How about you just dead point off two not even half pad crimps. That's what "Trix Roughly" throws at you. Such varied climbing and one of my favourite climbs in the mountains. Still my hardest send to date in the mountains. Yeow!
Urban climbs new boulder wall.  Amazing! Just a lapse of me doing a few problems, then failing on the red. :P
A few boulder fails. Got to fail to get to the success. hehe
Wow, I haven't campused in ages. Felt just as strong as usual. It was an awesome session and I hope I can do 1-3-5-7 soon. Wooo!
What's the one of the first things that non-climbers ask you? "Are you an abseiler?" Just a little spin off, of how good we are at repelling.  I want to become an abseil master. Just like Alex.! 
"Smoked Muscles" bouldery dyno loving, in 12 meters. Gosh, I love throwing for moves. Rawrrrr!

Yeah, multi talented. Now on to skateboarding. Check out my skillz!

Rodellar, Spain :)
Fig season in Spain. This is Lisa, MJ and I plundering all the figs we could find and consuming them. 
Ever wondered how to make your own Kneebar Pad... Well, this is how! 
Meeting another Tracey is a rare coincidence. Meeting another Tracey that is Asian, a climber and in Rodellar is just 1 in a gazillion. 

Power endurance training before my trip to Spain. Yeow to 4x4s and circuits. Lets hope all this training helps! :)
Crazy day at Frog with my good mate Eric-san aka E-Rock! Got scared, power screamed and got some gear stuck... hahaha Go Team!
Gosh, I love the psych that these young kidlets have!  ICP held a social comp at The Rock. Technique and speed were being tested! It's so hard to climb fast... Paddle paddle.

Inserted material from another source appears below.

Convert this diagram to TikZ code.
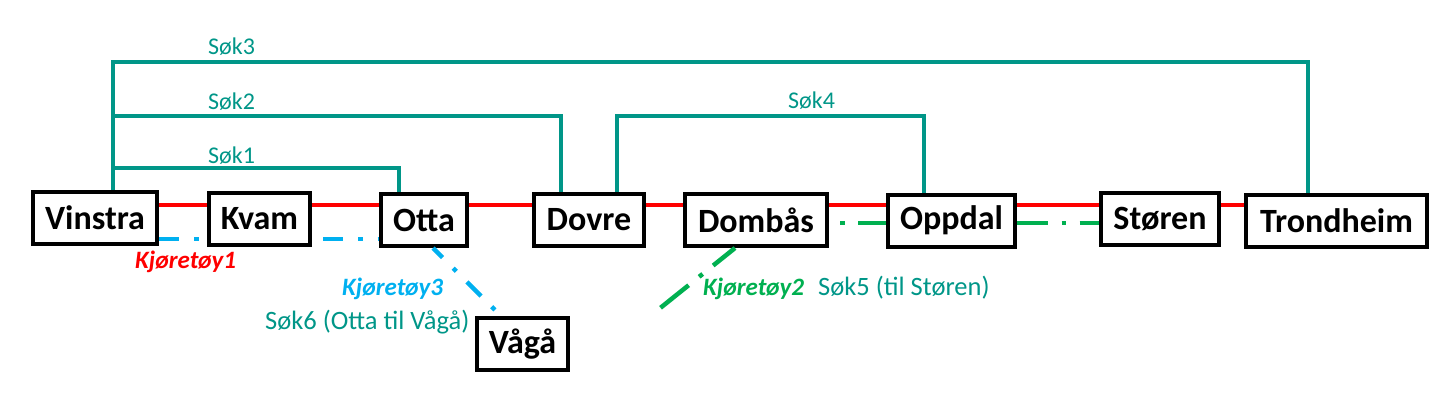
\documentclass[tikz,border=0pt]{standalone}
\usepackage{fontspec}
\setmainfont{Carlito}
\definecolor{sokteal}{RGB}{0,150,136}
\definecolor{bilblue}{RGB}{0,176,240}
\definecolor{bilgreen}{RGB}{0,176,80}
\begin{document}
\begin{tikzpicture}[x=1pt, y=-1pt,
	stasjon/.style={draw, line width=4pt, fill=white, inner sep=0pt, minimum height=52pt, font=\fontsize{34}{40}\selectfont\bfseries},
	sok/.style={sokteal, line width=4pt},
	soktekst/.style={text=sokteal, inner sep=0pt, anchor=base west, font=\fontsize{24}{28}\selectfont},
	sokstor/.style={soktekst, font=\fontsize{26.5}{30}\selectfont},
	biltekst/.style={inner sep=0pt, anchor=base west, font=\fontsize{25}{28}\selectfont\bfseries\itshape},
	rute/.style={red, line width=4pt},
	bil3/.style={bilblue, line width=4.5pt, dash pattern=on 20pt off 15pt on 4.5pt off 15pt},
	bil2/.style={bilgreen, line width=4.5pt, dash pattern=on 36pt off 13.5pt on 4.5pt off 13.5pt}]
	\useasboundingbox (0,0) rectangle (1442,413);
	\node[stasjon, minimum width=124pt] (vinstra) at (95,217.5) {Vinstra};
	\node[stasjon, minimum width=101pt] (kvam) at (259.5,219) {Kvam};
	\node[stasjon, minimum width=86pt] (otta) at (424,220) {Otta};
	\node[stasjon, minimum width=110pt] (dovre) at (589,219.5) {Dovre};
	\node[stasjon, minimum width=142pt] (dombas) at (756,220) {Dombås};
	\node[stasjon, minimum width=127pt] (oppdal) at (951.5,220.5) {Oppdal};
	\node[stasjon, minimum width=118pt] (storen) at (1160,219) {Støren};
	\node[stasjon, minimum width=181pt] (trondheim) at (1336.5,220.5) {Trondheim};
	\node[stasjon, minimum width=91pt] (vaga) at (522.5,344) {Vågå};
	\coordinate (rl) at (0,205);
	\coordinate (bl) at (0,239);
	\coordinate (gl) at (0,223);
	\foreach \a/\b in {vinstra/kvam,kvam/otta,otta/dovre,dovre/dombas,dombas/oppdal,oppdal/storen,storen/trondheim}
		\draw[rute] (\a.east |- rl) -- (\b.west |- rl);
	\coordinate (s3) at (700,62);
	\coordinate (s2) at (300,116);
	\coordinate (s1) at (250,168);
	\coordinate (s4) at (770,116);
	\draw[sok] ([xshift=18pt]vinstra.north) |- (s3) -| ([xshift=-28.5pt]trondheim.north);
	\draw[sok] ([xshift=18pt]vinstra.north) |- (s2) -| ([xshift=-28pt]dovre.north);
	\draw[sok] ([xshift=18pt]vinstra.north) |- (s1) -| ([xshift=-25pt]otta.north);
	\draw[sok] ([xshift=28pt]dovre.north) |- (s4) -| ([xshift=-27.5pt]oppdal.north);
	\node[soktekst] (sok3) at (208,54) {Søk3};
	\node[soktekst] (sok2) at (208,109) {Søk2};
	\node[soktekst] (sok1) at (208,163) {Søk1};
	\node[soktekst] (sok4) at (788,108) {Søk4};
	\draw[bil3] (vinstra.east |- bl) -- (kvam.west |- bl);
	\draw[bil3, dash phase=43.5pt] (kvam.east |- bl) -- (otta.west |- bl);
	\coordinate (b3end) at (495,310);
	\draw[bil3, dash phase=6.5pt] ([xshift=9pt]otta.south) -- (b3end);
	\draw[bil2, dash phase=38.5pt] (dombas.east |- gl) -- (oppdal.west |- gl);
	\draw[bil2, dash phase=5pt] (oppdal.east |- gl) -- (storen.west |- gl);
	\coordinate (b2end) at (654,313);
	\draw[bil2, dash phase=8pt] ([xshift=-21pt]dombas.south) -- (b2end);
	\node[biltekst, text=red] (bil1) at (135,268) {Kjøretøy1};
	\node[biltekst, text=bilblue] (bil3lbl) at (342,295) {Kjøretøy3};
	\node[sokstor] (sok6) at (265,329) {Søk6 (Otta til Vågå)};
	\node[biltekst, text=bilgreen] (bil2lbl) at (703,295) {Kjøretøy2};
	\node[sokstor] (sok5) at (818,295) {Søk5 (til Støren)};
\end{tikzpicture}
\end{document}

Typical Boinking is so hard on the arms. I have found spastic swimming through the air is the best way to get back to the rock :P
Knee bar is currently my long term project.  Above is a little video of me power screaming through the crux.  So much fun but intense! 

So I haven't been to Brooyar in 2 years.  I gave "Little Wednesday" grade 25, a go this time around and dynamiced the living daylights out of it! Who doesn't love a dyno or 2.  :P
Frog Buttress, riddled with cracks.  I happened to choose this grade 20 slightly offwidth climb "Cock Crack", or I just wanted to climb it for the name. :P I didn't have any gear over a number 4 cam, so I ran it out and ran it out. Head jammed and got scared! All in the name of fun of course.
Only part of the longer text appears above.